By Supplied, on 01-Mar-2017

Mossgreen tested the market's appetite for the Trevor Kennedy Collection by selling "Part 1" in Sydney on 21 February 2017.

Subtitled "Important Moorcroft and Australian Pottery and Porcelain", the Moorcroft brand was to be found on 84 of the 226 lots, and was estimated at $160,000 - $250,000 compared with the total estimates for sale of $220,000 - $346,000 – 37% by number but 73% by value, based on the low estimates.

In the sale of Part 1 of the Trevor Kennedy Collection in Sydney on 21 February 2017 Moorcroft ceramic wares dominated, pre-sale accounting for 73% of the lots by value, based on the low estimates. Highest price was for a Moorcroft vase decorated in Tasmanian blue gum on a green ground 42 cm high which sold for $16,740 (IBP).

In the sale of Part 1 of the Trevor Kennedy Collection in Sydney on 21 February 2017 Moorcroft ceramic wares dominated, pre-sale accounting for 73% of the lots by value, based on the low estimates. Highest price was for a Moorcroft vase decorated in Tasmanian blue gum on a green ground 42 cm high which sold for $16,740 (IBP).

Trevor Kennedy, a former journalist, went on the establish a stellar business career as right-hand man to Kerry Packer and with many public company directorships, but resigned from these in 2003 after he was linked to undisclosed ownership of a stake in printing company Offset Alpine along with Graham Richardson and Rene Rivkin.

His interest in antiques and decorative art can be traced back to at least the early 1980s when as a trustee on the board of the Sydney's Museum of Applied Arts and Sciences (now Powerhouse Museum) and Executive Director of Consolidated Press he facilitated the transfer of two items from the collection of Consolidated Press, Kerry Packer's private company, to the museum.

Then Sydney based dealer John Hawkins, advised Kerry Packer in the formation of the Consolidated Press collection, so it was almost a given that his advice would also be sought by Kennedy in building his own collection.

Kennedy's collection was given a significant boost in 2008 when it was reported in the Australian Financial Review Saleroom column that he had acquired the four-decade collection of Sydney collector Ruth Simon, which had been sold to antique dealer John Hawkins in 1985, on condition that she retain possession of the bulk of the collection for her lifetime.

In the Mossgreen sale, only 17 of the lots carried a Ruth Simon provenance, and these were all Moorcroft ceramics, including the catalogue cover lot, a rare (one of only two) William Moorcroft flambe Waratah Exhibition vase (Lot 67 ) from 1939, 47 cm high, estimated at $30,000 - $50,000.

Although the cover lot failed to find a new home, 78 of the 84 Moorcroft pieces did, bringing in $216,000 (IBP) compared with the low estimate total for all Moorcroft of $160,000.

Two other Waratah vases achieved the second and third highest prices in the sale.
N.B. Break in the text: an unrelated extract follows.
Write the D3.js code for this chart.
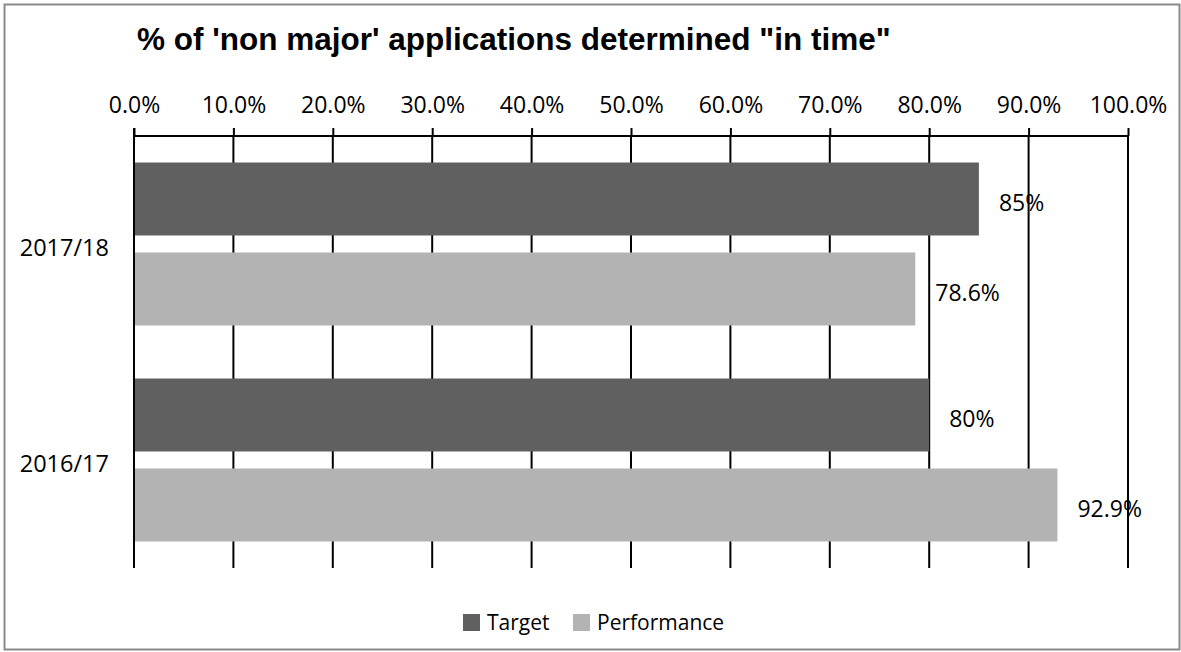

A green ground Waratah vase (Lot 76 ) circa 1930 and 19 cm high made $10,640 (IBP) compared with estimates of $3,000- $5,000 and while the other on a blue ground, circa 1935, and 23 cm high sold for $6,540 (IBP) estimated at $4,000 - $6,000.

Highest price in the sale was for a Moorcroft vase decorated in Tasmanian blue gum on a green ground (Lot 81 ), 42 cm high designed by Sally Tuffin. Made for and originally retailed by E.A. Joyce & Son of Hobart, in a limited edition of 50, the vase sold for $16,740 (IBP).

Other examples of this vase have been sold for higher prices - in 2008 by Sotheby's for $26,400 and in 2009 by Sotheby's Australia for $19,900 (IBP)

Understandably the Moorcroft took the top 16 prices in the sale ahead of a Carnival glass, colbalt 'Kookaburra and Waratah' fruit bowl, (Lot 20 ) 25.5 cm diameter which although only estimated at $300 - $500 brought $4,216 (IBP)

The remainder of the sale was populated with English European and a few pieces of Australian ceramics as well as 10 pieces of Australian Carnival glass of which 5 sold.

The sale of "Part 1" raised $282,000 (IBP) but so far as what might be in the Australiana section of the collection, the shutters have been kept firmly down, except for members of the Australiana Society, many of whose members are keen collectors of Australiana, who were invited to a paid tour of the collection (journalists excluded) earlier this year.

What was offered in "Part 1" would have been of limited interest to an institution. According to the catalogue introduction, the "sale of the first part of of this collection is happening at the same time as Mossgreen is seeking to place significant components of this major collection within our national institutions by private treaty sales. What is not placed this way, will be sold in a series of auctions over the next year".